Stick Up for the Paws: K9 Demonstration
by the Eagle Staff
With eager anticipation, the Lawrence County CTC was abuzz with excitement; today was the annual Stick Up for the Paws K9 Assembly!
The student body began the afternoon with a dodge ball tournament hosted by the LCCTC Peer Leaders, but once the championship was over, there was more excitement to come: It was time for the annual K9 demonstration.
Students first heard about the K9 program. “A dog and handler are the ultimate team. We train together; we bond,” states Officer Covert from the New Castle K9 Unit. Dogs form a relationship with their handlers and families. The dogs stay in the homes with their handler to create a bond beyond a partnership.
Officer Covert’s partner, “Aldo” is a German Shepherd from the Czech Republic. Aldo’s training consisted of obedience, tracking, criminal apprehension, crowd control, and more!
Yet another one of Aldo’s specialties includes narcotics detection.
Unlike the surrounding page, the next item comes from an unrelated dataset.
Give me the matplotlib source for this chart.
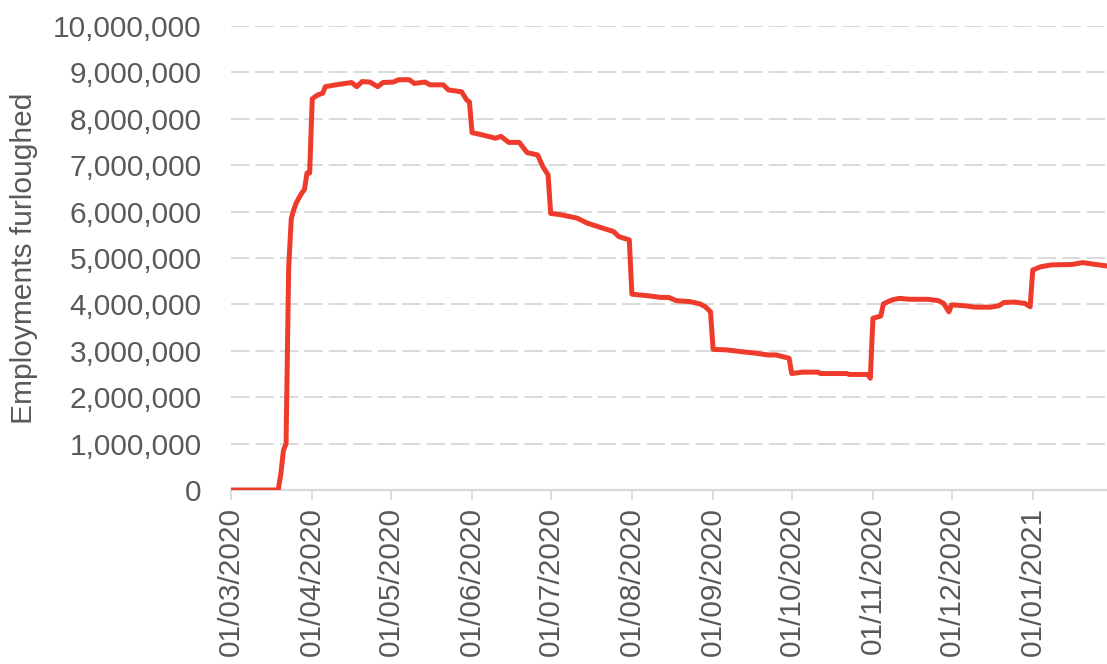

Officer Covert states, “With a sense of smell 700x stronger than that of a human, a trained K9 can be a vital part of the police force.” Able to detect illegal substances in any form including pill, liquid, or vapor, these dogs can be quite aggressive when they detect a drug. “It gives us reasonable cause to search,” Covert tells the assembly, “and that is a fact that can stand up in court!”
Officer Preisel assisted with the narcotics demonstration in front of the student body by hiding a vape inside of an envelope inside of a box. With his handler, Aldo passed by boxes one and two, but when he hit on box three, he began to paw and bite at the box indicating that there was an illegal substance inside. Aldo’s reward? His favorite rope tug!
“A dog can be pretty persuasive,” chuckled Sergeant McBride from the Ellwood City K9 Unit. That’s just one of the benefits of having a K9 to support the police department. The other: You can take your dog to work with you every day!
Dogs can tell the difference from one skin cell to the next. “I can toss a quarter into the grass,” McBride proudly touts, “and my partner, Ranger, can find it because of the human contact it encountered!”
Ranger may have a sweet face, but he is a force to be reckoned with; Officer Preisel helped with this demonstration as well. Acting as the “bad guy,” Preisel slipped on the protective sleeve and braced for Ranger’s impact. Ranger scooted across the floor and latched on to his target; obedient above all else, when Sergeant McBride gave the command, Ranger let go and backed away. Ranger’s prize: the sleeve — but be sure he kept a good, solid eye on the “perpetrator” during the pat-down. As soon as Preisel moved to “escape,” Ranger was ready to step in to do his job and protect his human.
Officer Preisel didn’t steal all of the fun; at the end of the assembly, three of our own were willing to be part of the demonstration. Much to the delight of the crowd, Mr. Rich invited the students to exercise their votes for Aldo to “take a bite out of a teacher!” Mr. Orelli and Mr. Ovial received a few polite cheers, but the winner of the “Bite the Teacher” vote was Phys-Ed teacher, Mr. Simon, with an enthusiastic roar! All watched as Preisel coached Simon prior to the attack. As Aldo barked in agitated excitement, you could almost see the beads of nervous sweat form on Simon’s brow. Finally, with a quick command from Officer Covert, Aldo thundered across the gym floor. He accosted his target and latched on for the next few moments. With a quick command, Aldo obediently released and backed down.
Let’s just say that it’s quite likely that Preisel and Simon might be a little sore tomorrow.
Having K9 departments take plenty of commitment with training. For a solid three-months, the canine and handler train together. After that, there is additional training — at the very least, one time a month but often, more.
K9 partnerships can be costly, as well. Lawrence County police departments have benefited from the generosity of the Ben Roethlisberger Foundation, but additional funds help continue these vital K9 programs, as well.
LCCTC is proud to present the Lawrence County K-9 Units with a monetary gift. In all, proceeds from the Stick Up for the Paws Dodgeball Tournament sponsored by Peer Leadership brought in $100. Our Vet Assistance shop raised $600 from Dog Days Grooming as they groomed almost one hundred fur babies from staff, students and community members. An additional $100 was raised in a collection during the Stick Up for the Paws assembly.
LCCTC would like to thank the Lawrence County Police Departments — especially the K9 units — for all they do to keep us safe! We hope to continue to make this an annual event, including even more departments in the county!